FSA to get tough on mortgage market

Covered mag, presented by Gocompare.com
  • | by Kristian Dando
The Financial Services Authority (FSA)  has revealed a raft of proposed measures for mortgage providers, intended to prevent the “irresponsible” excesses of the pre-financial crisis market. Lenders will now have to conduct far more rigorous checks on borrower’s finances before a loan is granted.

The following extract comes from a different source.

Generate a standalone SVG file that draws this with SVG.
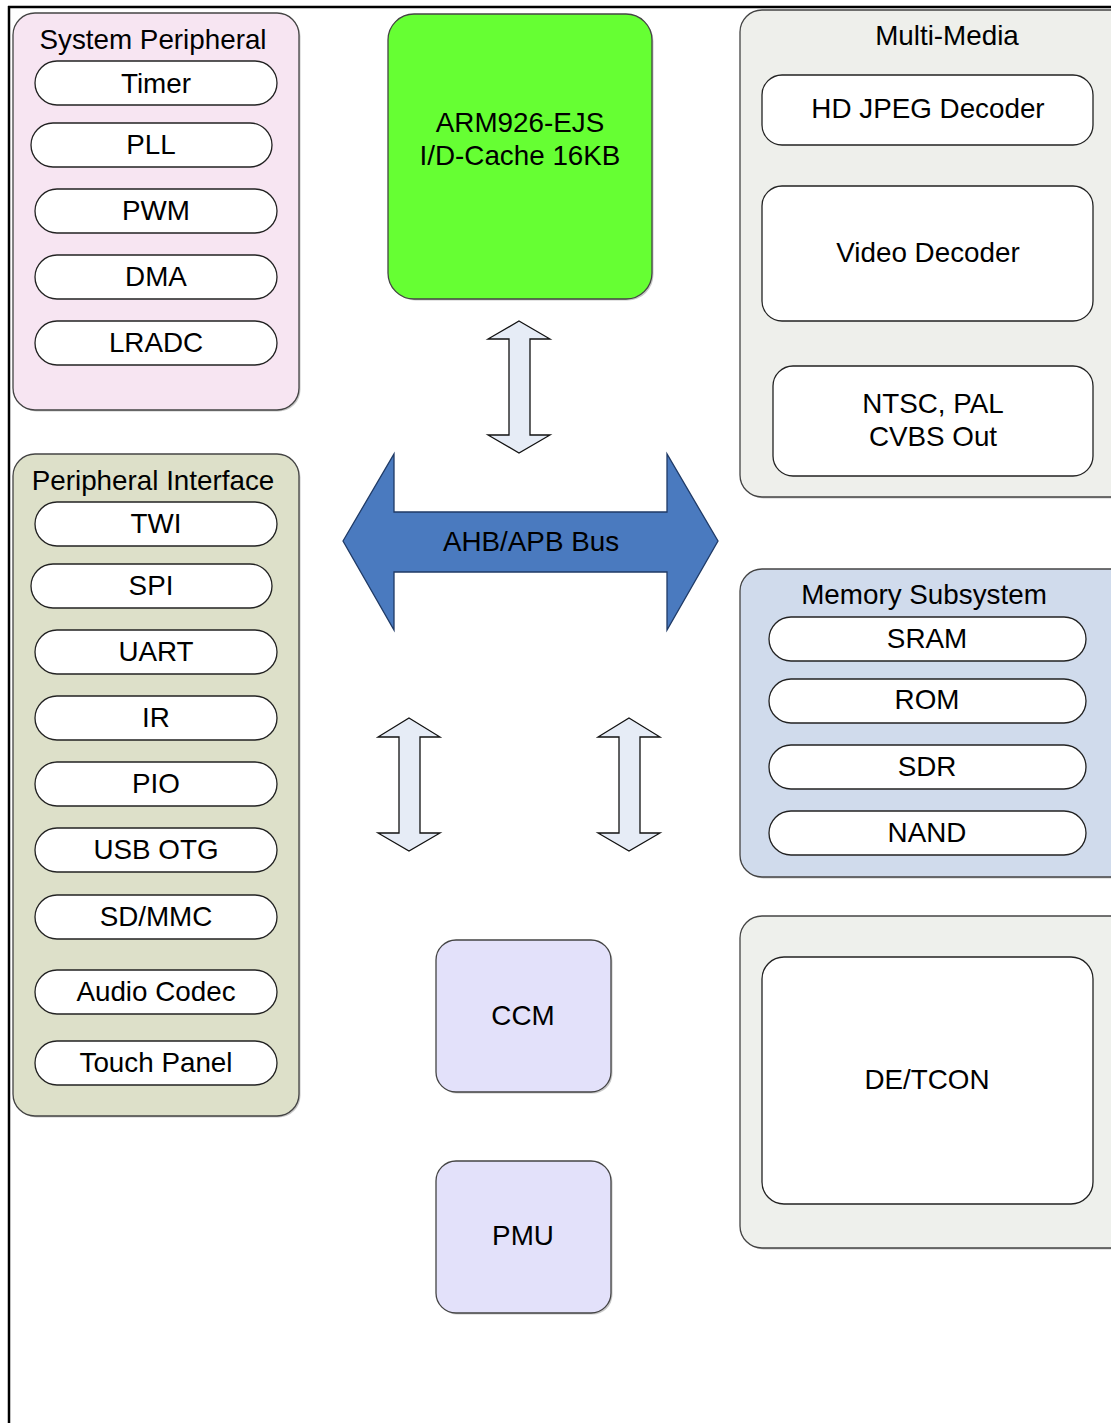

FSA chairman Lord Turner said: "While the excesses of the pre-crisis period have largely disappeared from the current market, it is important to ensure that better practice endures in future when memories of the crisis recede and the dangers of poor practice return." He continued: “We believe these proposals will hardwire common sense standards into mortgage lending and guard against the risky lending practices of the past - leaving most borrowers unaffected, but better protected." The proposed measures include the following: - A borrower's income will have to be verified in every mortgage application. - Lenders do not have to consider in detail what borrowers spend but cannot ignore  unavoidable bills, such as heating and council tax. -Interest-only mortgages could still be offered as long as borrowers have a credible plan to repay the money. - Lenders will have to consider the impact of increases in interest rates in line with current market expectations. - Some applicants, such as those trying to consolidate debts with a mortgage, will have to get advice to ensure they understand the full implications and costs. - Existing borrowers will be unaffected and lenders will have the flexibility to provide new mortgages to some existing customers even where they do not meet the new affordability requirements. The Council of Mortgage Lenders (CML) welcomed the proposals and gave qualified support to the revised package of proposed reforms. CML director general Paul Smee said: "Lending needs to be responsible and done in a way which protects consumers. Rules need to be practical and avoid unintended consequences. Whilst there is much detail to be pored over, the FSA's new proposals seem to strike broadly the right balance.”